**Dataset section:**
◆ ◆ ◆ ◆ ◆ ◆ ◆

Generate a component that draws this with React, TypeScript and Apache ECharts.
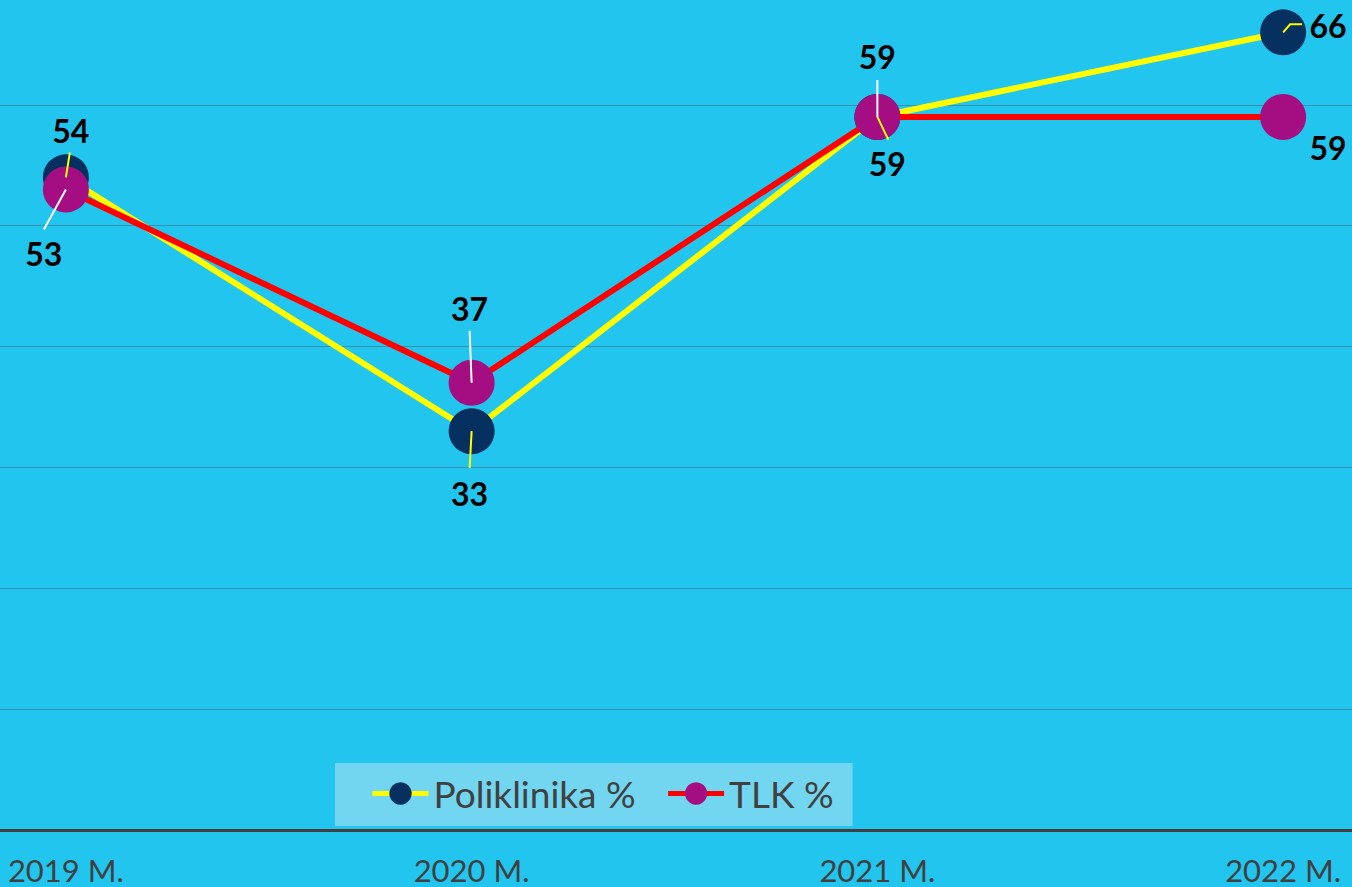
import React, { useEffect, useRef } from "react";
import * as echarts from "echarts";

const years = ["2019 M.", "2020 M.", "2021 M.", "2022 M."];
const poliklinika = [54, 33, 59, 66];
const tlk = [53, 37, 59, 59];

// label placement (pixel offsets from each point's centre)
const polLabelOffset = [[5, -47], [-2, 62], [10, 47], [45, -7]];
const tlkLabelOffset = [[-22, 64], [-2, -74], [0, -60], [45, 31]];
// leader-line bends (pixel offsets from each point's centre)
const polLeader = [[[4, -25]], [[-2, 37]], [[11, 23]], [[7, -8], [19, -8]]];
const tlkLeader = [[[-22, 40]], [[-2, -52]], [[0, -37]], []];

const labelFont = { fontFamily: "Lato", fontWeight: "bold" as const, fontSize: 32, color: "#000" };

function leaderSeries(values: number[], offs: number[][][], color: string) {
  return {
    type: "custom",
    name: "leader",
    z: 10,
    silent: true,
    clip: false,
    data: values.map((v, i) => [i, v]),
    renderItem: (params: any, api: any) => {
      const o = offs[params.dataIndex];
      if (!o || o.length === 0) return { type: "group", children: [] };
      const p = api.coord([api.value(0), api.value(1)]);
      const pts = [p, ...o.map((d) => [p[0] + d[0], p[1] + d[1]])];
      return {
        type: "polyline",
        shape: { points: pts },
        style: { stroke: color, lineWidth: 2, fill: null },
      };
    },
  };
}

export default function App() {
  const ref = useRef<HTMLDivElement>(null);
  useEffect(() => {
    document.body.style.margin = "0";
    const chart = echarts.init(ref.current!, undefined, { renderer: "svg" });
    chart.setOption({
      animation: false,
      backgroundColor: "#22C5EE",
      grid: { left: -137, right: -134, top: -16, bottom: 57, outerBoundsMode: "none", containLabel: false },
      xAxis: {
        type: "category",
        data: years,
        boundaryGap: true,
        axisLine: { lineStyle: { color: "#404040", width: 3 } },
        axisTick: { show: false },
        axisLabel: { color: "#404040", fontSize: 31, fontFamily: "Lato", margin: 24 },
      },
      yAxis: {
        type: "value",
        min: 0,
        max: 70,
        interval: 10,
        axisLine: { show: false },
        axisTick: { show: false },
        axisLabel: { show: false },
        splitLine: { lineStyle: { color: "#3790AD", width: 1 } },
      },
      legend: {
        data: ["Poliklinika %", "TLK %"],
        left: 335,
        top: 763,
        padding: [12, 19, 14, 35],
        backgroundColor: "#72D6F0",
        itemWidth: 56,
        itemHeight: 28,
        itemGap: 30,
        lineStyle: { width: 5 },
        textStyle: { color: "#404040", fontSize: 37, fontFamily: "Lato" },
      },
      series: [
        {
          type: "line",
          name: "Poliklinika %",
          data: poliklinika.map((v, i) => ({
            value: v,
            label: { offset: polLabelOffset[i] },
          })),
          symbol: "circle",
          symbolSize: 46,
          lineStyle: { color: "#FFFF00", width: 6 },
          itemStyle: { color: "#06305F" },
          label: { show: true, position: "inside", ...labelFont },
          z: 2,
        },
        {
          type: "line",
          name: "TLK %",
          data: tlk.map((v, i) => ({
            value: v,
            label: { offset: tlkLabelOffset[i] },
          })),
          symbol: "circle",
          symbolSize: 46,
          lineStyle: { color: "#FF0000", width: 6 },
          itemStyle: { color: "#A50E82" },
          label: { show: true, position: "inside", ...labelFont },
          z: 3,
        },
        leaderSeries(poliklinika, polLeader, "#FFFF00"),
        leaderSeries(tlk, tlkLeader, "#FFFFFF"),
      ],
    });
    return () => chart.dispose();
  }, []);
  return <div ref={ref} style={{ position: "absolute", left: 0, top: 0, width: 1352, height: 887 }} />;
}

◆ ◆ ◆ ◆ ◆ ◆ ◆

**Problem to solve:** Except for the pictures, print the data above exactly.

**Task answer:**
Generate a component that draws this with React, TypeScript and Apache ECharts.
import React, { useEffect, useRef } from "react";
import * as echarts from "echarts";

const years = ["2019 M.", "2020 M.", "2021 M.", "2022 M."];
const poliklinika = [54, 33, 59, 66];
const tlk = [53, 37, 59, 59];

// label placement (pixel offsets from each point's centre)
const polLabelOffset = [[5, -47], [-2, 62], [10, 47], [45, -7]];
const tlkLabelOffset = [[-22, 64], [-2, -74], [0, -60], [45, 31]];
// leader-line bends (pixel offsets from each point's centre)
const polLeader = [[[4, -25]], [[-2, 37]], [[11, 23]], [[7, -8], [19, -8]]];
const tlkLeader = [[[-22, 40]], [[-2, -52]], [[0, -37]], []];

const labelFont = { fontFamily: "Lato", fontWeight: "bold" as const, fontSize: 32, color: "#000" };

function leaderSeries(values: number[], offs: number[][][], color: string) {
  return {
    type: "custom",
    name: "leader",
    z: 10,
    silent: true,
    clip: false,
    data: values.map((v, i) => [i, v]),
    renderItem: (params: any, api: any) => {
      const o = offs[params.dataIndex];
      if (!o || o.length === 0) return { type: "group", children: [] };
      const p = api.coord([api.value(0), api.value(1)]);
      const pts = [p, ...o.map((d) => [p[0] + d[0], p[1] + d[1]])];
      return {
        type: "polyline",
        shape: { points: pts },
        style: { stroke: color, lineWidth: 2, fill: null },
      };
    },
  };
}

export default function App() {
  const ref = useRef<HTMLDivElement>(null);
  useEffect(() => {
    document.body.style.margin = "0";
    const chart = echarts.init(ref.current!, undefined, { renderer: "svg" });
    chart.setOption({
      animation: false,
      backgroundColor: "#22C5EE",
      grid: { left: -137, right: -134, top: -16, bottom: 57, outerBoundsMode: "none", containLabel: false },
      xAxis: {
        type: "category",
        data: years,
        boundaryGap: true,
        axisLine: { lineStyle: { color: "#404040", width: 3 } },
        axisTick: { show: false },
        axisLabel: { color: "#404040", fontSize: 31, fontFamily: "Lato", margin: 24 },
      },
      yAxis: {
        type: "value",
        min: 0,
        max: 70,
        interval: 10,
        axisLine: { show: false },
        axisTick: { show: false },
        axisLabel: { show: false },
        splitLine: { lineStyle: { color: "#3790AD", width: 1 } },
      },
      legend: {
        data: ["Poliklinika %", "TLK %"],
        left: 335,
        top: 763,
        padding: [12, 19, 14, 35],
        backgroundColor: "#72D6F0",
        itemWidth: 56,
        itemHeight: 28,
        itemGap: 30,
        lineStyle: { width: 5 },
        textStyle: { color: "#404040", fontSize: 37, fontFamily: "Lato" },
      },
      series: [
        {
          type: "line",
          name: "Poliklinika %",
          data: poliklinika.map((v, i) => ({
            value: v,
            label: { offset: polLabelOffset[i] },
          })),
          symbol: "circle",
          symbolSize: 46,
          lineStyle: { color: "#FFFF00", width: 6 },
          itemStyle: { color: "#06305F" },
          label: { show: true, position: "inside", ...labelFont },
          z: 2,
        },
        {
          type: "line",
          name: "TLK %",
          data: tlk.map((v, i) => ({
            value: v,
            label: { offset: tlkLabelOffset[i] },
          })),
          symbol: "circle",
          symbolSize: 46,
          lineStyle: { color: "#FF0000", width: 6 },
          itemStyle: { color: "#A50E82" },
          label: { show: true, position: "inside", ...labelFont },
          z: 3,
        },
        leaderSeries(poliklinika, polLeader, "#FFFF00"),
        leaderSeries(tlk, tlkLeader, "#FFFFFF"),
      ],
    });
    return () => chart.dispose();
  }, []);
  return <div ref={ref} style={{ position: "absolute", left: 0, top: 0, width: 1352, height: 887 }} />;
}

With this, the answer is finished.